With undercover filming, we follow this "road to hell", and the harsh life of prostitution these girls are forced to endure. In a dark backroom in Bombay's red light district, we meet the girls who are held here as prisoners. Forced to line up like animals in a market, they all look in their teens. Their eyes are empty. Most of the girls are too psychologically damaged to even think about escaping. "What could we do if we escape? The police won't help you. They're all corrupt," says one young girl, Kalpana. It all started on her way home from work at a carpet factory in Kathmandu, when a landslide caused the bus to stop. "I was really thirsty. Two men said, 'Drink from this bottle.' After drinking a few sips, I blacked out."

When she woke up, she was in a brothel in Bombay. Kalpana is only one of over 100,000 prostitutes here, many of them child prostitutes. There are several aid organisations working to expose child prostitution; Rescue Foundation is one of these, and has a number of informers working undercover in Bombay.
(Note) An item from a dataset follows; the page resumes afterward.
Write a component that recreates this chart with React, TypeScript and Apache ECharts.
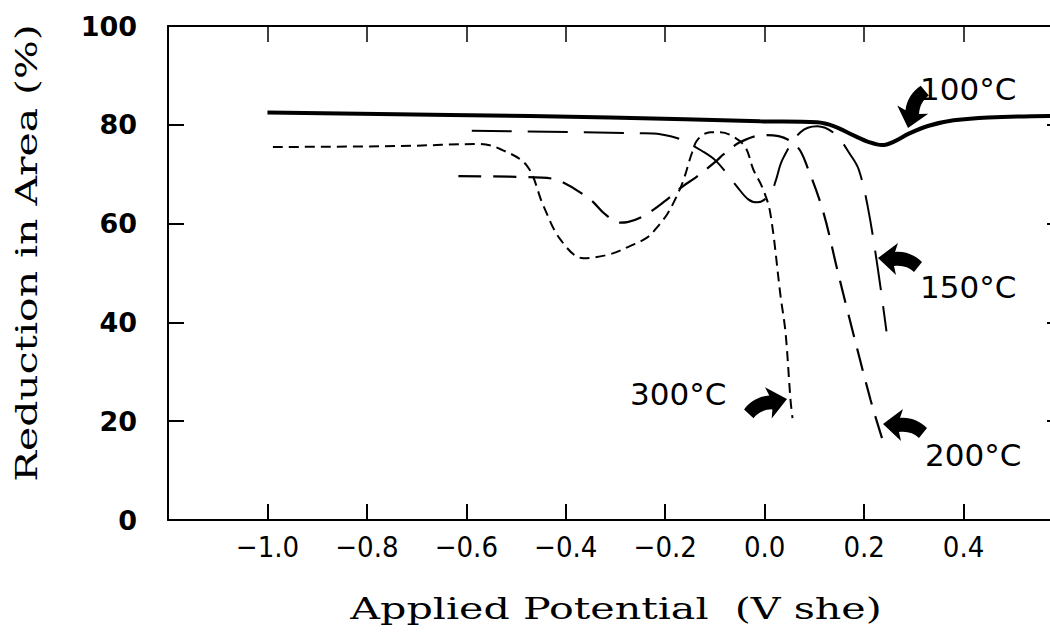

We see a raid on a brothel suspected of housing under-age girls. 14 young girls emerge from a room with a hidden ceiling -- six or seven of them are Nepalese. The growing sex industry in India clearly provides the incentive for trafficking. But some think the problem stems from cultural traditions: "Women's personality is always defined in terms of sex and marital status," says lawyer Yubaraj Sangroula. And this is a much harder problem to tackle.